— Description of the task —
Below are the records. Count the lines containing the string "this", and reply with the number alone.

# start of Record list

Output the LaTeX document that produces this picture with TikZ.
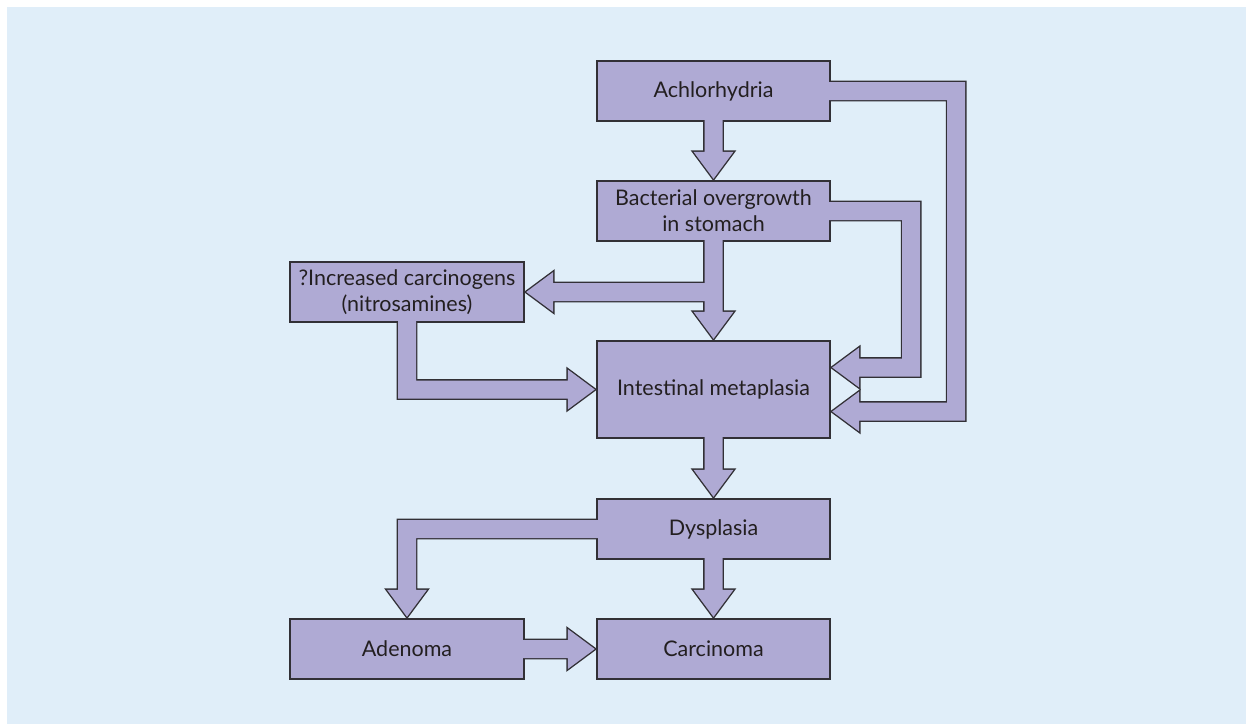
\documentclass[tikz,border=0pt]{standalone}
\usepackage{fontspec}
\setmainfont{Lato}
\usetikzlibrary{calc,backgrounds}
\definecolor{panelblue}{RGB}{224,238,249}
\definecolor{boxlilac}{RGB}{175,170,212}
\definecolor{edgegray}{RGB}{50,48,54}
\definecolor{inkgray}{RGB}{35,31,32}
\tikzset{
    box/.style={rectangle,draw=none,inner sep=0pt,minimum width=231,minimum height=58,
        align=center,text=inkgray,font=\fontsize{21.5}{26}\selectfont},
    outline/.style={draw=edgegray,line width=2.8pt,line join=miter},
    fillin/.style={fill=boxlilac},
    }
% block arrow going straight down from #2 to #3
\newcommand{\downblock}[3]{%
    \path[#1] ($(#3.north)+(0,-3)$) -- ++(-20,-27) -- ++(11,0)
        -- ($(#2.south)+(-9,-3)$) -- ++(18,0)
        -- ($(#3.north)+(9,-30)$) -- ++(11,0) -- cycle;}
% block arrow going straight right from #2 to #3
\newcommand{\rightblock}[3]{%
    \path[#1] ($(#3.west)+(-3,0)$) -- ++(-27,-20) -- ++(0,11)
        -- ($(#2.east)+(-3,-9)$) -- ++(0,18)
        -- ($(#3.west)+(-30,9)$) -- ++(0,11) -- cycle;}

\begin{document}
\begin{tikzpicture}[x=1pt,y=-1pt]
    \useasboundingbox (0,0) rectangle (1246,724);

    \node[box] (achl) at (713.5,91) {Achlorhydria};
    \node[box] (bact) at (713.5,211) {Bacterial overgrowth\\in stomach};
    \node[box,minimum width=232] (incr) at (407,292) {?Increased carcinogens\\(nitrosamines)};
    \node[box,minimum height=95] (intm) at (713.5,389.5) {Intestinal metaplasia};
    \node[box] (dysp) at (713.5,529) {Dysplasia};
    \node[box,minimum width=232] (aden) at (407,649) {Adenoma};
    \node[box] (carc) at (713.5,649) {Carcinoma};

    % arrow tips on the side of intestinal metaplasia
    \coordinate (tb) at ($(intm.east)+(3,-22)$);
    \coordinate (ta) at ($(intm.east)+(3,22)$);
    \coordinate (ti) at ($(incr.east)+(3,0)$);
    \coordinate (tm) at ($(intm.west)+(-3,0)$);
    \coordinate (td) at ($(aden.north)+(0,-3)$);

    \begin{scope}[on background layer]
    \fill[panelblue] (7,7) rectangle (1246,724);
    \foreach \layer in {outline,fillin}{
        \foreach \n in {achl,bact,incr,intm,dysp,aden,carc}
            \path[\layer] (\n.south west) rectangle (\n.north east);

        \downblock{\layer}{achl}{bact}
        \downblock{\layer}{bact}{intm}
        \downblock{\layer}{intm}{dysp}
        \downblock{\layer}{dysp}{carc}
        \rightblock{\layer}{aden}{carc}

        % bacterial overgrowth -> carcinogens
        \path[\layer] (ti) -- ++(27,-20) -- ++(0,11) -- ($(bact.south |- ti)+(0,-9)$)
            -- ++(0,18) -- ($(ti)+(27,9)$) -- ++(0,11) -- cycle;
        % carcinogens -> intestinal metaplasia
        \path[\layer] (tm) -- ++(-27,-20) -- ++(0,11) -| ($(incr.south)+(9,-3)$)
            -- ++(-18,0) |- ($(tm)+(-27,9)$) -- ++(0,11) -- cycle;
        % bacterial overgrowth -> intestinal metaplasia (side loop)
        \path[\layer] ($(bact.east)+(-3,-9)$) -| ($(tb)+(88,9)$) -- ($(tb)+(27,9)$)
            -- ++(0,11) -- (tb) -- ++(27,-20) -- ++(0,11)
            -| ($(bact.east)+(73,9)$) -- ($(bact.east)+(-3,9)$) -- cycle;
        % achlorhydria -> intestinal metaplasia (outer loop)
        \path[\layer] ($(achl.east)+(-3,-9)$) -| ($(ta)+(133,9)$) -- ($(ta)+(27,9)$)
            -- ++(0,11) -- (ta) -- ++(27,-20) -- ++(0,11)
            -| ($(achl.east)+(118,9)$) -- ($(achl.east)+(-3,9)$) -- cycle;
        % dysplasia -> adenoma
        \path[\layer] ($(dysp.west)+(3,-9)$) -| ($(td)+(-9,-27)$) -- ++(-11,0)
            -- (td) -- ++(20,-27) -- ++(-11,0) |- ($(dysp.west)+(3,9)$) -- cycle;
    }
    \end{scope}
\end{tikzpicture}
\end{document}
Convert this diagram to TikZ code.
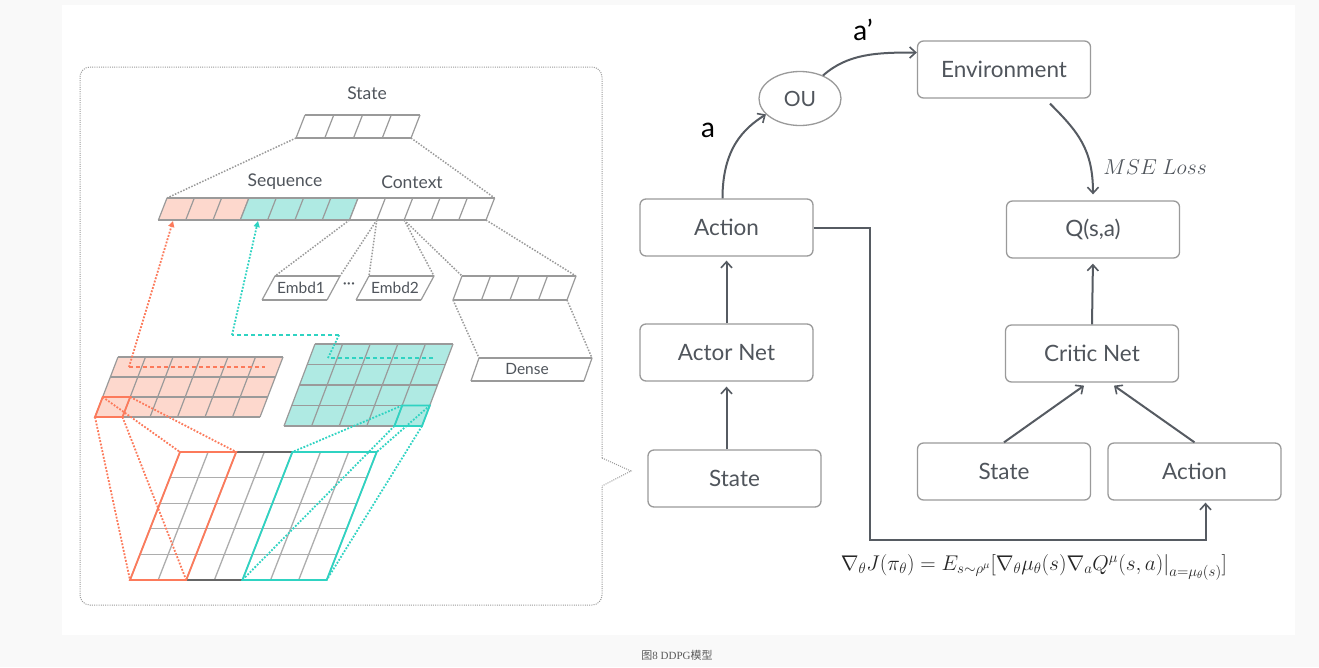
\RequirePackage{fix-cm}
\documentclass[tikz,border=0pt]{standalone}
\usepackage{fontspec}
\setmainfont{Lato}
\newfontfamily\cjk{Noto Sans CJK SC}
\newfontfamily\capserif{Liberation Serif}
\usetikzlibrary{arrows.meta,shapes.geometric,calc}
\definecolor{txt}{HTML}{50555C}
\definecolor{boxgray}{HTML}{9A9A9A}
\definecolor{conngray}{HTML}{565B62}
\definecolor{salmonfill}{HTML}{FDD8CD}
\definecolor{coral}{HTML}{FC7A5B}
\definecolor{tealfill}{HTML}{AFEAE3}
\definecolor{tealline}{HTML}{2FD3C2}
\definecolor{gridgray}{HTML}{9A9A9A}
\definecolor{lightgrid}{HTML}{ADADAD}
\definecolor{bgout}{HTML}{F9F9F9}
% x0, y0, cell w, cell h, ncols, nrows, skew, fill, line style
\newcommand{\mygridd}[9]{%
  \pgfmathsetmacro\sgW{#3*#5}%
  \pgfmathsetmacro\sgH{#4*#6}%
  \pgfmathsetmacro\sgS{#7*\sgH}%
  \path[fill=#8] (#1,#2) -- ++(\sgW,0) -- ++(-\sgS,\sgH) -- ++(-\sgW,0) -- cycle;
  \foreach \i in {0,...,#5}{\draw[#9] ({#1+\i*#3},#2) -- ++(-\sgS,\sgH);}
  \foreach \j in {0,...,#6}{\draw[#9] ({#1-#7*\j*#4},{#2+\j*#4}) -- ++(\sgW,0);}
}
\begin{document}
\begin{tikzpicture}[x=1pt,y=-1pt,
  box/.style={draw=boxgray, line width=1.3pt, rounded corners=6pt, minimum width=173pt,
    minimum height=57pt, fill=white, text=txt, font=\fontsize{22.5}{26}\selectfont, inner sep=0pt},
  conn/.style={draw=conngray, line width=2pt, -{Straight Barb[length=6pt,width=11pt,line width=1.6pt]}},
  barline/.style={draw=gridgray, line width=1.2pt},
  bigline/.style={draw=lightgrid, line width=1.3pt},
  gdot/.style={draw=gridgray, line width=1.5pt, dash pattern=on 1.5pt off 1.5pt},
  frame/.style={draw=gridgray, line width=1pt, dash pattern=on 1pt off 1.2pt},
  cdot/.style={draw=coral, line width=1.8pt, dash pattern=on 1.8pt off 1.6pt},
  tdot/.style={draw=tealline, line width=1.8pt, dash pattern=on 1.8pt off 1.6pt},
  cdash/.style={draw=coral, line width=1.8pt, dash pattern=on 4pt off 3pt},
  tdash/.style={draw=tealline, line width=1.8pt, dash pattern=on 4pt off 3pt},
  ltxt/.style={text=txt, font=\fontsize{17.5}{20}\selectfont, inner sep=0pt},
  stxt/.style={text=txt, font=\fontsize{15.5}{18}\selectfont, inner sep=0pt},
  tipc/.style={-{Triangle[length=6pt,width=6pt]}}
]
\useasboundingbox (0,0) rectangle (1319,667);
\fill[bgout] (0,0) rectangle (1319,667);
\fill[white] (62,5) rectangle (1295,635);

% ---------------- left panel ----------------
\draw[frame, rounded corners=10pt] (602,458) -- (602,67) -- (80,67) -- (80,605) -- (602,605) -- (602,486);
\draw[frame] (602,458) -- (631,471) -- (602,486);

\node[ltxt] (lstate) at (367,93) {State};
\node[ltxt] (lseq) at (285,182) {Sequence};
\node[ltxt] (lctx) at (412,182) {Context};

% state bar
\mygridd{305}{115}{28.75}{23}{4}{1}{0.39}{white}{barline}
% sequence/context bar
\mygridd{167}{198}{27.3}{22}{3}{1}{0.39}{salmonfill}{barline}
\mygridd{248.9}{198}{27.3}{22}{4}{1}{0.39}{tealfill}{barline}
\mygridd{358.1}{198}{27.3}{22}{5}{1}{0.39}{white}{barline}
% dotted from state bar to seq bar
\draw[gdot] (296,138) -- (167,198);
\draw[gdot] (411,138) -- (494.6,198);

% embeddings
\mygridd{275}{276}{65}{24}{1}{1}{0.54}{white}{barline}
\mygridd{369}{276}{65}{24}{1}{1}{0.54}{white}{barline}
\node[stxt] (e1) at (301,288) {Embd1};
\node[stxt] (e2) at (395,288) {Embd2};
\node[stxt] (edots) at (349,286) {···};
% dense bar and dense box
\mygridd{462}{276}{28.5}{24}{4}{1}{0.375}{white}{barline}
\mygridd{479}{358}{113}{23}{1}{1}{0.35}{white}{barline}
\node[stxt] (dense) at (527,369.5) {Dense};
\draw[gdot] (349.5,220) -- (275,276);
\draw[gdot] (376.8,220) -- (340,276);
\draw[gdot] (376.8,220) -- (369,276);
\draw[gdot] (404.1,220) -- (434,276);
\draw[gdot] (404.1,220) -- (462,276);
\draw[gdot] (486,220) -- (576,276);
\draw[gdot] (453,300) -- (479,358);
\draw[gdot] (567,300) -- (592,358);

% pink grid
\mygridd{118}{357}{27.5}{20}{6}{3}{0.383}{salmonfill}{barline}
% teal grid
\mygridd{315}{344}{27.6}{20.5}{5}{4}{0.378}{tealfill}{barline}
% big grid
\mygridd{180}{452}{28.1}{25.6}{7}{5}{0.39}{white}{bigline}
\draw[draw=black!60, line width=1.8pt] (236.2,452) -- (292.4,452);
\draw[draw=black!60, line width=1.8pt] (186.2,580) -- (242.4,580);
\draw[draw=coral, line width=1.8pt] (180,452) -- (236.2,452) -- (186.2,580) -- (130,580) -- cycle;
\draw[draw=tealline, line width=1.8pt] (292.4,452) -- (376.7,452) -- (326.7,580) -- (242.4,580) -- cycle;

% highlighted cells
\coordinate (pTL) at (102.7,397);
\coordinate (pTR) at (130.2,397);
\coordinate (pBR) at (122.5,417);
\coordinate (pBL) at (95,417);
\coordinate (tTL) at (402.2,405.5);
\coordinate (tTR) at (429.8,405.5);
\coordinate (tBR) at (422,426);
\coordinate (tBL) at (394.4,426);
\draw[draw=coral, line width=1.8pt] (pTL) -- (pTR) -- (pBR) -- (pBL) -- cycle;
\draw[draw=tealline, line width=1.8pt] (tTL) -- (tTR) -- (tBR) -- (tBL) -- cycle;

% projections
\draw[cdot] (pTL) -- (180,452);
\draw[cdot] (pTR) -- (236.2,452);
\draw[cdot] (pBR) -- (186.2,580);
\draw[cdot] (pBL) -- (130,580);
\draw[tdot] (tTL) -- (292.4,452);
\draw[tdot] (tTR) -- (376.7,452);
\draw[tdot] (tBR) -- (326.7,580);
\draw[tdot] (tBL) -- (242.4,580);

% arrows to sequence bar
\draw[cdash] (129,367) -- (265,367);
\draw[cdot, tipc] (129,367) -- (173,221);
\draw[tdash] (433,358) -- (328,358);
\draw[tdot] (328,358) -- (339,335);
\draw[tdash] (339,335) -- (232,335);
\draw[tdot, tipc] (232,335) -- (258,221);

% ---------------- right panel ----------------
\node[box] (act) at (726.5,227.5) {Action};
\node[box] (env) at (1004,69.5) {Environment};
\node[box] (q) at (1093,229.5) {Q(s,a)};
\node[box] (actor) at (726.5,352.5) {Actor Net};
\node[box] (critic) at (1092,353.5) {Critic Net};
\node[box] (s1) at (734.5,478.5) {State};
\node[box] (s2) at (1004,471.5) {State};
\node[box] (a2) at (1194.5,471.5) {Action};
\node[ellipse, draw=boxgray, line width=1.3pt, fill=white, text=txt, minimum width=82pt,
  minimum height=54pt, inner sep=0pt, font=\fontsize{21}{24}\selectfont] (ou) at (800,98.5) {OU};

\draw[conn, shorten >=4pt] (actor.north) -- (act.south);
\draw[conn, shorten >=5pt] (s1.north -| actor.north) -- (actor.south);
\draw[conn, shorten >=5pt] (critic.north) -- (q.south);
\draw[conn] (s2.north) -- ([xshift=-8pt,yshift=-3pt]critic.south);
\draw[conn] (a2.north) -- ([xshift=22pt,yshift=-3pt]critic.south);
\coordinate (fb) at (870,540);
\draw[conn] (act.east) -| (fb) -| ([xshift=11pt,yshift=-2pt]a2.south);

\draw[conn] ([xshift=-4pt]act.north) .. controls +(0,-50) and +(-22,14) .. (ou.205);
\draw[conn] (ou.45) .. controls +(25,-22) and +(-40,0) .. ([yshift=17pt]env.west);
\draw[conn] ([xshift=46pt,yshift=-5pt]env.south) .. controls +(28,28) and +(0,-45) .. ([yshift=6pt]q.north);

\node[text=black, font=\fontsize{28}{32}\selectfont, inner sep=0pt] (la) at (708,130) {a};
\node[text=black, font=\fontsize{28}{32}\selectfont, inner sep=0pt] (lap) at (863,30) {a’};
\node[text=txt, inner sep=0pt, font=\fontsize{21.5}{25}\selectfont] (mse) at (1155,167) {$MSE\ Loss$};
\node[text=black!85, inner sep=0pt, font=\fontsize{21.3}{25}\selectfont] (formula) at (1034,567)
  {$\nabla_\theta J(\pi_\theta) = E_{s\sim\rho^\mu}\big[\nabla_\theta\mu_\theta(s)\nabla_a Q^\mu(s,a)\big|_{a=\mu_\theta(s)}\big]$};

\node[text=black!65, inner sep=0pt, font=\fontsize{11}{13}\selectfont] (cap) at (677,655)
  {{\cjk 图}{\capserif 8 DDPG}{\cjk 模型}};
\end{tikzpicture}
\end{document}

# end of Record list

— Full solution —
2